250% creció la facturación en 2020.
Trabajar en cualquier cosa para sobrevivir le demandaba un esfuerzo desmedido. La carga más pesada era el terror constante a quedarse sin trabajo y sin nada. Tocó fondo en su miedo y se propuso enfrentarlo.
“Un desafío que te potencia”. Eligió luchar con el arma del desapego. Se deshizo de pertenencias y responsabilidades, consumió sus ahorros, se fue una vez más a su isla mágica y entonces sí –tan libre y segura, se sintió desnuda de todo en una playa paradisíaca– visualizó una manera en que trabajar para vivir podía ser vivir la vida que ella quería: producir un helado diferente a lo establecido. Era deconstruir el símbolo de algo rico, un capricho, un deseo infantil, algo “que no es alimento” en el imaginario social. Y, así, fue escribiendo su propio manifiesto, basado en la experiencia.
“Un helado que te hace bien”. Victoria no buscaba tener una empresa, ni ganar plata, ni hacer helados veganos. “Yo quería romper mandatos”, explica. En marzo de 2014, volvió a la Argentina con una idea y mucha energía para escalarla. Llevó su tiempo: “Compré una máquina para hacer helado en Mercado Libre y con esa inversión de $600 me la pasé hasta septiembre haciendo helados cristalizados, aguados, tipo piedra. Hasta que di con el punto justo y abrí una página en Facebook para ofrecerlos. Apenas salí al mercado, supe que si yo empujaba, las ruedas giraban”, reconoce.
“Un fracaso que te enseña”. Cada vez le hacían más pedidos y ella, además de elaborar recetas de nicho –con polen de abejas y cúrcuma o kiwi con espirulina y limón–, hacía el reparto al volante de su Fiat 147. “A los meses me di cuenta de que se necesitaba un packaging y, ya en 2015, vendí mi primer pote en una dietética”.

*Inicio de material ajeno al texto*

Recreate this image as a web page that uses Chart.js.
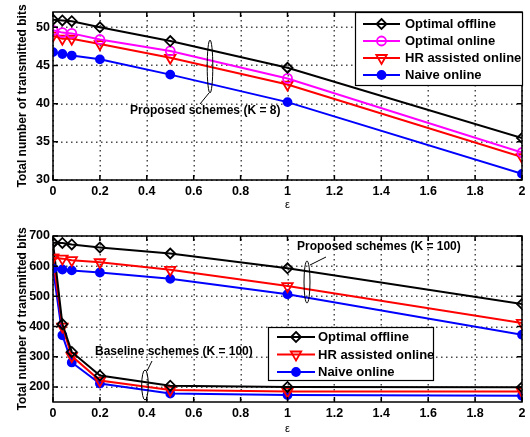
<!DOCTYPE html>
<html>
<head>
<meta charset="utf-8">
<script src="https://cdn.jsdelivr.net/npm/chart.js@4/dist/chart.umd.min.js"></script>
<style>
  body { margin: 0; background: #fff; }
  .box { position: absolute; left: 0; width: 530px; }
  #topBox { top: 0; height: 218px; }
  #bottomBox { top: 218px; height: 219px; }
</style>
</head>
<body>
<div class="box" id="topBox"><canvas id="topChart"></canvas></div>
<div class="box" id="bottomBox"><canvas id="bottomChart"></canvas></div>
<script>
// Data
const epsValues = [0, 0.04, 0.08, 0.2, 0.5, 1, 2];
const xTicks = [0, 0.2, 0.4, 0.6, 0.8, 1, 1.2, 1.4, 1.6, 1.8, 2];

// K = 8
const offlineK8 = [51.0, 50.9, 50.8, 50.0, 48.2, 44.7, 35.5];
const onlineK8 = [49.6, 49.3, 49.2, 48.4, 46.9, 43.3, 33.6];
const hrK8 = [48.9, 48.5, 48.5, 47.8, 46.0, 42.5, 33.0];
const naiveK8 = [46.75, 46.5, 46.3, 45.8, 43.8, 40.2, 30.8];
const yTicksTop = [30, 35, 40, 45, 50];

// K = 100
const offlineK100 = [678, 677, 672, 662, 642, 593, 475];
const hrK100 = [628, 625, 620, 613, 588, 534, 412];
const naiveK100 = [592, 589, 586, 579, 558, 507, 373];
const offlineBase = [678, 408, 316, 238, 204, 200, 199];
const hrBase = [628, 400, 302, 221, 190, 185, 185];
const naiveBase = [592, 371, 281, 211, 178, 173, 171];
const yTicksBottom = [200, 300, 400, 500, 600, 700];

const FONT = '"Liberation Sans", Arial, Helvetica, sans-serif';

function pts(ys) {
    return epsValues.map((x, i) => ({ x: x, y: ys[i] }));
}

const markers = {
    offline: { color: '#000000', style: 'rectRot', radius: 5, fill: 'rgba(0,0,0,0)', rotation: 0 },
    online: { color: '#ff00ff', style: 'circle', radius: 4.5, fill: 'rgba(0,0,0,0)', rotation: 0 },
    hr: { color: '#ff0000', style: 'triangle', radius: 6, fill: 'rgba(0,0,0,0)', rotation: 180 },
    naive: { color: '#0000ff', style: 'circle', radius: 4, fill: '#0000ff', rotation: 0 }
};

function makeSet(label, ys, kind, inLegend) {
    const m = markers[kind];
    return {
        label: label,
        data: pts(ys),
        kind: kind,
        inLegend: inLegend,
        borderColor: m.color,
        backgroundColor: m.fill,
        borderWidth: 2,
        pointStyle: m.style,
        pointRadius: m.radius,
        pointRotation: m.rotation,
        pointBorderWidth: 1.8,
        pointBorderColor: m.color,
        pointBackgroundColor: m.fill,
        tension: 0,
        fill: false
    };
}

// draw a marker for the legend
function drawMarker(ctx, kind, x, y) {
    const m = markers[kind];
    ctx.save();
    ctx.strokeStyle = m.color;
    ctx.fillStyle = m.fill;
    ctx.lineWidth = 1.8;
    ctx.beginPath();
    if (m.style === 'rectRot') {
        ctx.moveTo(x, y - m.radius);
        ctx.lineTo(x + m.radius, y);
        ctx.lineTo(x, y + m.radius);
        ctx.lineTo(x - m.radius, y);
        ctx.closePath();
    } else if (m.style === 'triangle') {
        const r = m.radius;
        ctx.moveTo(x, y + r);
        ctx.lineTo(x + r * Math.sin(Math.PI / 3), y - r / 2);
        ctx.lineTo(x - r * Math.sin(Math.PI / 3), y - r / 2);
        ctx.closePath();
    } else {
        ctx.arc(x, y, m.radius, 0, Math.PI * 2);
        ctx.closePath();
    }
    ctx.fill();
    ctx.stroke();
    ctx.restore();
}

// frame, dotted grid, inner ticks, legend and annotations (MATLAB look)
const matlabPlugin = {
    id: 'matlab',
    beforeDatasetsDraw(chart, args, opts) {
        const ctx = chart.ctx;
        const a = chart.chartArea;
        const xs = chart.scales.x, ys = chart.scales.y;
        ctx.save();
        ctx.fillStyle = '#4a4a4a';
        xTicks.forEach(v => {
            const px = Math.round(xs.getPixelForValue(v)) - 0.5;
            for (let y = a.top + 3; y < a.bottom - 1; y += 5) ctx.fillRect(px, y, 1.5, 1.5);
        });
        opts.yTicks.forEach(v => {
            const py = Math.round(ys.getPixelForValue(v)) - 0.5;
            for (let x = a.left + 3; x < a.right - 1; x += 5) ctx.fillRect(x, py, 1.5, 1.5);
        });
        ctx.restore();
    },
    afterDraw(chart, args, opts) {
        const ctx = chart.ctx;
        const a = chart.chartArea;
        const xs = chart.scales.x, ys = chart.scales.y;
        ctx.save();
        ctx.strokeStyle = '#000';
        ctx.lineWidth = 1.5;
        ctx.strokeRect(a.left, a.top, a.right - a.left, a.bottom - a.top);
        ctx.beginPath();
        xTicks.forEach(v => {
            const px = xs.getPixelForValue(v);
            ctx.moveTo(px, a.bottom); ctx.lineTo(px, a.bottom - 5);
            ctx.moveTo(px, a.top); ctx.lineTo(px, a.top + 5);
        });
        opts.yTicks.forEach(v => {
            const py = ys.getPixelForValue(v);
            ctx.moveTo(a.left, py); ctx.lineTo(a.left + 5, py);
            ctx.moveTo(a.right, py); ctx.lineTo(a.right - 5, py);
        });
        ctx.stroke();

        // annotations
        ctx.lineWidth = 1;
        ctx.font = 'bold 12px ' + FONT;
        ctx.fillStyle = '#000';
        ctx.textBaseline = 'middle';
        ctx.textAlign = 'left';
        (opts.notes || []).forEach(n => {
            ctx.fillText(n.text, n.tx, n.ty);
            ctx.beginPath();
            ctx.ellipse(n.ex, n.ey, n.rx, n.ry, 0, 0, Math.PI * 2);
            ctx.stroke();
            ctx.beginPath();
            ctx.moveTo(n.l[0], n.l[1]);
            ctx.lineTo(n.l[2], n.l[3]);
            ctx.stroke();
        });

        // legend
        const lg = opts.legend;
        const items = chart.data.datasets.filter(d => d.inLegend);
        ctx.fillStyle = '#fff';
        ctx.fillRect(lg.x, lg.y, lg.w, lg.h);
        ctx.strokeStyle = '#000';
        ctx.lineWidth = 1.2;
        ctx.strokeRect(lg.x + 0.5, lg.y + 0.5, lg.w, lg.h);
        items.forEach((d, i) => {
            const yy = lg.y + lg.first + i * lg.step;
            ctx.strokeStyle = d.borderColor;
            ctx.lineWidth = 2;
            ctx.beginPath();
            ctx.moveTo(lg.x + lg.l0, yy);
            ctx.lineTo(lg.x + lg.l1, yy);
            ctx.stroke();
            drawMarker(ctx, d.kind, lg.x + (lg.l0 + lg.l1) / 2, yy);
            ctx.fillStyle = '#000';
            ctx.font = 'bold 13px ' + FONT;
            ctx.fillText(d.label, lg.x + lg.tx, yy + 0.5);
        });
        ctx.restore();
    }
};

function baseOptions(yMin, yMax, yTicks, xAxisHeight, titlePadBottom, legend, notes, padTop) {
    return {
        responsive: true,
        maintainAspectRatio: false,
        animation: false,
        layout: { padding: { top: padTop, right: 8, left: 0, bottom: 0 } },
        plugins: {
            legend: { display: false },
            tooltip: { enabled: false },
            matlab: { legend: legend, notes: notes, yTicks: yTicks }
        },
        scales: {
            x: {
                type: 'linear',
                min: 0, max: 2,
                afterBuildTicks: s => { s.ticks = xTicks.map(v => ({ value: v })); },
                afterFit: s => { s.height = xAxisHeight; },
                ticks: {
                    color: '#000',
                    padding: 4,
                    maxRotation: 0,
                    autoSkip: false,
                    font: { family: FONT, size: 12.5, weight: 'bold' },
                    callback: v => String(+v.toFixed(1))
                },
                grid: { display: false, drawTicks: false },
                border: { display: false },
                title: {
                    display: true, text: 'ε', color: '#000',
                    font: { family: FONT, size: 11 },
                    padding: { top: 0, bottom: titlePadBottom }
                }
            },
            y: {
                type: 'linear',
                min: yMin, max: yMax,
                afterBuildTicks: s => { s.ticks = yTicks.map(v => ({ value: v })); },
                afterFit: s => { s.width = 53; },
                ticks: {
                    color: '#000',
                    padding: 3,
                    font: { family: FONT, size: 12.5, weight: 'bold' }
                },
                grid: { display: false, drawTicks: false },
                border: { display: false },
                title: {
                    display: true, text: 'Total number of transmitted bits', color: '#000',
                    font: { family: FONT, size: 12, weight: 'bold' },
                    padding: { top: 15, bottom: 0 }
                }
            }
        }
    };
}

// top chart (K = 8)
new Chart(document.getElementById('topChart').getContext('2d'), {
    type: 'line',
    data: {
        datasets: [
            makeSet('Optimal offline', offlineK8, 'offline', true),
            makeSet('Optimal online', onlineK8, 'online', true),
            makeSet('HR assisted online', hrK8, 'hr', true),
            makeSet('Naive online', naiveK8, 'naive', true)
        ]
    },
    options: baseOptions(30, 52, yTicksTop, 38, 6,
        { x: 355, y: 12, w: 167, h: 73, first: 12, step: 17, l0: 8, l1: 45, tx: 50 },
        [{ text: 'Proposed schemes (K = 8)', tx: 130, ty: 111, ex: 210, ey: 66.5, rx: 2.8, ry: 26.5, l: [209, 93, 200, 104] }],
        12),
    plugins: [matlabPlugin]
});

// bottom chart (K = 100)
const off = 218;
new Chart(document.getElementById('bottomChart').getContext('2d'), {
    type: 'line',
    data: {
        datasets: [
            makeSet('Optimal offline', offlineK100, 'offline', true),
            makeSet('HR assisted online', hrK100, 'hr', true),
            makeSet('Naive online', naiveK100, 'naive', true),
            makeSet('Optimal offline (baseline)', offlineBase, 'offline', false),
            makeSet('HR assisted online (baseline)', hrBase, 'hr', false),
            makeSet('Naive online (baseline)', naiveBase, 'naive', false)
        ]
    },
    options: baseOptions(150, 700, yTicksBottom, 35, 1,
        { x: 268, y: 327 - off, w: 165, h: 53, first: 10, step: 17.5, l0: 9, l1: 47, tx: 50 },
        [
            { text: 'Proposed schemes (K = 100)', tx: 297, ty: 247 - off, ex: 307, ey: 282 - off, rx: 3, ry: 21, l: [310, 265 - off, 326, 257 - off] },
            { text: 'Baseline schemes (K = 100)', tx: 95, ty: 352 - off, ex: 145, ey: 385 - off, rx: 3.3, ry: 15, l: [147, 371 - off, 152, 361 - off] }
        ],
        18),
    plugins: [matlabPlugin]
});
</script>
</body>
</html>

$600 fue la inversión inicial.
Se convirtió en una marca de culto para las personas veganas, aunque ese no había sido el propósito. “Yo endulzaba con miel y el dulce de leche llevaba leche de coco, pero también dulce de leche tradicional”, cuenta. “Como el movimiento vegano me pedía sacar opciones 100% plant based, accedí, sin limitarme. Comulgar con el veganismo como contracara de un consumismo dañino es necesario, pero es complicado convertirlo en un dogma religioso que juega con la culpa y los mandatos. Para mí, se trata de resignificar el concepto de lo saludable en lugar de meterlo en nuevas casillas”.
Que el dulce de leche no sea vegano es motivo de ataques en las redes sociales. Pero Victoria tiene una defensa sólida: “Es el segundo sabor más vendido (después del chocolate). Hay mucha gente que entra a las otras opciones veganas por esta puerta. En ese sentido, ¡el dulce de leche es un agente de cambio!”.
En 2018, Victoria montó una fábrica propia y, a fines de 2019, recibió la inversión de un socio suizo –Nicolas Denis– que le permitió crecer para estar a la altura de una demanda.
Cambiaron el modelo de management: Victoria puso el foco más en la marca que en el producto, en la parte comercial y de comunicación más que en la elaboración. “Ya no invierto en maquinaria, cerré la fábrica; tercerizo en la planta de Guapaletas y estoy concentrada en armar un equipo estratégico”, dice.
Venden en dietéticas, tiendas naturistas, algunos supermercados y tienen dos heladerías propias: una en Plaza Serrado -Palermo- y la otra en Mercat Villa Crespo.
La identidad cambió hacia el eslogan “Viví consentido, nutrí tus hábitos”; del pote de helado blanco con florcitas pasó a envases de bombones con una estética de bocas chorreadas, de lenguas que serpentean y de labios brillantes que envuelven una frambuesa. “¡Es otra película!”, exclama Victoria.
Con la misma libertad del inicio, Victoria ya no está aislada, ni despojada. En 2020 creció un 250% la facturación.
Según los códigos, Haulani es un helado que no es helado, un dulce de leche que no es dulce de leche, yogures que no son yogures. Cuadrar en el orden impuesto no es el juego de Vicky y, de acuerdo con las nomenclaturas, estos alimentos necesariamente tienen que llevar suero de origen animal, si no, son otra cosa. Así que Haulani es otra cosa, en todo sentido.